## WHAT THE EXERCISE ASKS
Set aside the pictures and output only the lines from the one containing "Generate a LaTeX" up to and including the one containing "(8,9) rectangle (907,1200);".

## RECORDS SUPPLIED

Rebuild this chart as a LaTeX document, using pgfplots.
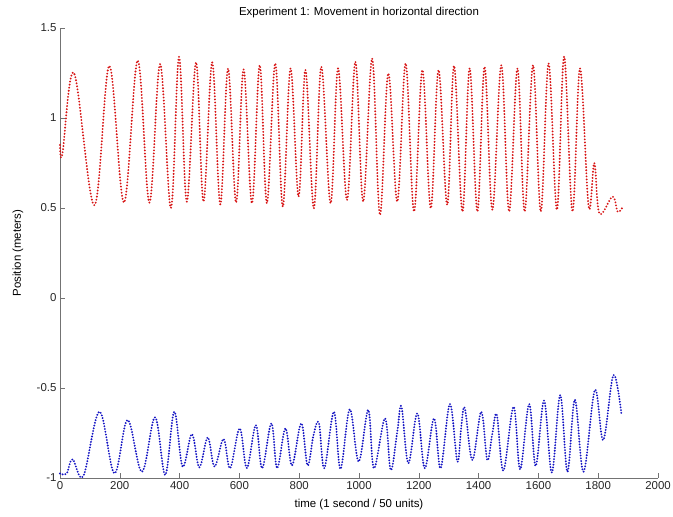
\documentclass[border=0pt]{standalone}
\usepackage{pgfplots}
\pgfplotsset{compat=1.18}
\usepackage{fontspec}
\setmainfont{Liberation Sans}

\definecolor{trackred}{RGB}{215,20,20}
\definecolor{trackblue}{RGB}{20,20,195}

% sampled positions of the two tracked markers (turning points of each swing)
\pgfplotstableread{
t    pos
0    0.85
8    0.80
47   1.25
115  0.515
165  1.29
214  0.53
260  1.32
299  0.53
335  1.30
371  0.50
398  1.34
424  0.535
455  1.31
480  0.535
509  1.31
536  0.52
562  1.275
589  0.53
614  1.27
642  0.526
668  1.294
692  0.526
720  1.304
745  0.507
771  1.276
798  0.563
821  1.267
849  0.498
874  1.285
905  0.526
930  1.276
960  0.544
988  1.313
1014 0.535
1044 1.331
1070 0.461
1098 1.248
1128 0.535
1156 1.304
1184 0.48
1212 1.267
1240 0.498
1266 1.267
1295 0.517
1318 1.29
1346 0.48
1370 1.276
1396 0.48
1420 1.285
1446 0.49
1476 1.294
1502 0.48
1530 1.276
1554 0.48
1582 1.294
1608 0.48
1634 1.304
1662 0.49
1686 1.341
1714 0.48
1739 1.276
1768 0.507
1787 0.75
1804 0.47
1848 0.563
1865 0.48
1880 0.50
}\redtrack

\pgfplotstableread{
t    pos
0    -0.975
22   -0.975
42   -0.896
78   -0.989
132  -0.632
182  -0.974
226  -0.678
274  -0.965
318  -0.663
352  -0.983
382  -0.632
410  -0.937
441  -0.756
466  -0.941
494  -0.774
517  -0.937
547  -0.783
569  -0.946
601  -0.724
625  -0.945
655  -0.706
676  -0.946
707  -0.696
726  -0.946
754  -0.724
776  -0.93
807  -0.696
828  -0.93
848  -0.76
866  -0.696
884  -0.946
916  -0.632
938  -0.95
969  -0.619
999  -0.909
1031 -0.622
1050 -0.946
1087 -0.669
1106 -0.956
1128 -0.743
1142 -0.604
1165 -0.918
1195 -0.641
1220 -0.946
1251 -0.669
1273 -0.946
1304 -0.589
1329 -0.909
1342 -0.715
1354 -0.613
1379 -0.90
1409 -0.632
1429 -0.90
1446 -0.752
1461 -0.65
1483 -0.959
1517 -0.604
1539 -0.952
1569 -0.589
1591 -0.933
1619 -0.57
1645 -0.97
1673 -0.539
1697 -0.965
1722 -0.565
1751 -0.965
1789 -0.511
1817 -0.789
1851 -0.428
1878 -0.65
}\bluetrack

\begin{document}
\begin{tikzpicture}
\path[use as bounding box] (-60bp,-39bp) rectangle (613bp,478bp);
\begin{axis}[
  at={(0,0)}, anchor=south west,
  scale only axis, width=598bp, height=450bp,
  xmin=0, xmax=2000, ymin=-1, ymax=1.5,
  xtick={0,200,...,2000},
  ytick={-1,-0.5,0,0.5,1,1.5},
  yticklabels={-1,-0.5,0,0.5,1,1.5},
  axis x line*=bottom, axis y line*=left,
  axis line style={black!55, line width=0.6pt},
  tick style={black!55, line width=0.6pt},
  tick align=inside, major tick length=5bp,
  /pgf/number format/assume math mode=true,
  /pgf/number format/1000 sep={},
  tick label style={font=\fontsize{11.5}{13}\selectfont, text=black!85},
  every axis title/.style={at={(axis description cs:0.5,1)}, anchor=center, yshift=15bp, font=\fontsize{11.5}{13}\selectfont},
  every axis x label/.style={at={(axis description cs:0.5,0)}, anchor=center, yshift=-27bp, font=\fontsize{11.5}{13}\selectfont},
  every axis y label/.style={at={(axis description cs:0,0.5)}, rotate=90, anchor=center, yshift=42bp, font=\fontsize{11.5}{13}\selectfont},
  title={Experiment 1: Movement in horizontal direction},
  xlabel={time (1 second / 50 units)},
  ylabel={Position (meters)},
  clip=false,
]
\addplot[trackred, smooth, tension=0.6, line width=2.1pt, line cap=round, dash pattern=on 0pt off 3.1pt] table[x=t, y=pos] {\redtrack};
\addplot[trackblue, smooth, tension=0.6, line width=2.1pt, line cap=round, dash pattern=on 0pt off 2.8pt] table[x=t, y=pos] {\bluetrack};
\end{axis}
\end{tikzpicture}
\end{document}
==
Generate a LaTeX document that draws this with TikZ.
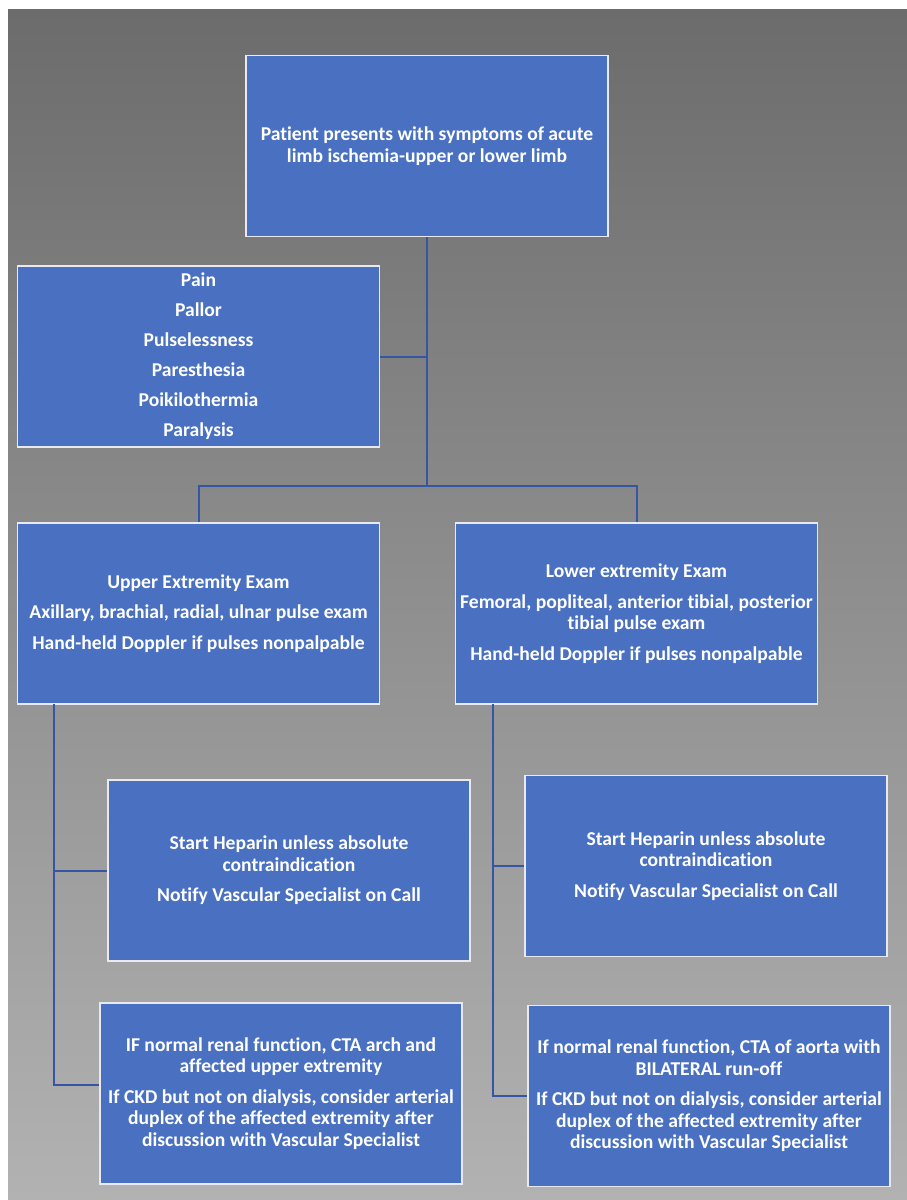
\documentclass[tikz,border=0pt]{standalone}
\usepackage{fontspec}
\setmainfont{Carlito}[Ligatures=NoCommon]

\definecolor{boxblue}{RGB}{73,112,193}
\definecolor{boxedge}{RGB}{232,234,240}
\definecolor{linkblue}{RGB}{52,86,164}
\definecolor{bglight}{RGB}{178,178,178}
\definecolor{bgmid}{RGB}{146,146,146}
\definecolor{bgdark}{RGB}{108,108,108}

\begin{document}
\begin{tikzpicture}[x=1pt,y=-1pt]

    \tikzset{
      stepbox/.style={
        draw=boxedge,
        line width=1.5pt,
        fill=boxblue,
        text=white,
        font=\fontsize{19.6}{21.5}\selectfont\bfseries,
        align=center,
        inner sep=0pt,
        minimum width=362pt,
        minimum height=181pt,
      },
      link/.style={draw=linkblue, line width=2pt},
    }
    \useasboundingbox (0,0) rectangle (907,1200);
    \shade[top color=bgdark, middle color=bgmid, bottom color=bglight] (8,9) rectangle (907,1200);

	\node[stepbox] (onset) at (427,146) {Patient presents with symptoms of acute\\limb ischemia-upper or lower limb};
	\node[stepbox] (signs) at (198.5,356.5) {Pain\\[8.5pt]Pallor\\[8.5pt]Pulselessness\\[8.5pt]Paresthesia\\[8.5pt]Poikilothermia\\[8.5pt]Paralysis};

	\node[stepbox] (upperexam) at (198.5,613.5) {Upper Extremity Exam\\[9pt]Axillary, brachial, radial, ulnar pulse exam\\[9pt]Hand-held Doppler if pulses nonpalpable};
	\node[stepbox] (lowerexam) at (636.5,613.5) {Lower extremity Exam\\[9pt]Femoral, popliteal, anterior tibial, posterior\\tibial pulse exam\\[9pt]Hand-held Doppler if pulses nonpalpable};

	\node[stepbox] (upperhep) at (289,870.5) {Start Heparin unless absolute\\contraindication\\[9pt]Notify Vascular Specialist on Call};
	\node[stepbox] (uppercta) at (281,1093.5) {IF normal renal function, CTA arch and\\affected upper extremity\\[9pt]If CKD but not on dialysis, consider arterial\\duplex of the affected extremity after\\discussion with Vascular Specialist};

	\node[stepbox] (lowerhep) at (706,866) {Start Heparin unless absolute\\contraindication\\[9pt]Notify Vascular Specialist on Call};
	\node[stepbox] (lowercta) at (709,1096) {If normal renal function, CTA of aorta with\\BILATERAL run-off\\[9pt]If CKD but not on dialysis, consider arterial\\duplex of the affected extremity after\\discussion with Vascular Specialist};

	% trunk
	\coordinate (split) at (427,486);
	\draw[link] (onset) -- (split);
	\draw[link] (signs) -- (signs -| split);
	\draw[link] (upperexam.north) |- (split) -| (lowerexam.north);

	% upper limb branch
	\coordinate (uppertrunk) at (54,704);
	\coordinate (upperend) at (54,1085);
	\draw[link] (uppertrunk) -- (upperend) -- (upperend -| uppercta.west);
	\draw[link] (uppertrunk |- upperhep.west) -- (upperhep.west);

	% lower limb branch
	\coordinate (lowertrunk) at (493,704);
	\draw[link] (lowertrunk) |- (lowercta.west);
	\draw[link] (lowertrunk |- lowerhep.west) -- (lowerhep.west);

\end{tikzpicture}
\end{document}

## FULL RESPONSE
Generate a LaTeX document that draws this with TikZ.
\documentclass[tikz,border=0pt]{standalone}
\usepackage{fontspec}
\setmainfont{Carlito}[Ligatures=NoCommon]

\definecolor{boxblue}{RGB}{73,112,193}
\definecolor{boxedge}{RGB}{232,234,240}
\definecolor{linkblue}{RGB}{52,86,164}
\definecolor{bglight}{RGB}{178,178,178}
\definecolor{bgmid}{RGB}{146,146,146}
\definecolor{bgdark}{RGB}{108,108,108}

\begin{document}
\begin{tikzpicture}[x=1pt,y=-1pt]

    \tikzset{
      stepbox/.style={
        draw=boxedge,
        line width=1.5pt,
        fill=boxblue,
        text=white,
        font=\fontsize{19.6}{21.5}\selectfont\bfseries,
        align=center,
        inner sep=0pt,
        minimum width=362pt,
        minimum height=181pt,
      },
      link/.style={draw=linkblue, line width=2pt},
    }
    \useasboundingbox (0,0) rectangle (907,1200);
    \shade[top color=bgdark, middle color=bgmid, bottom color=bglight] (8,9) rectangle (907,1200);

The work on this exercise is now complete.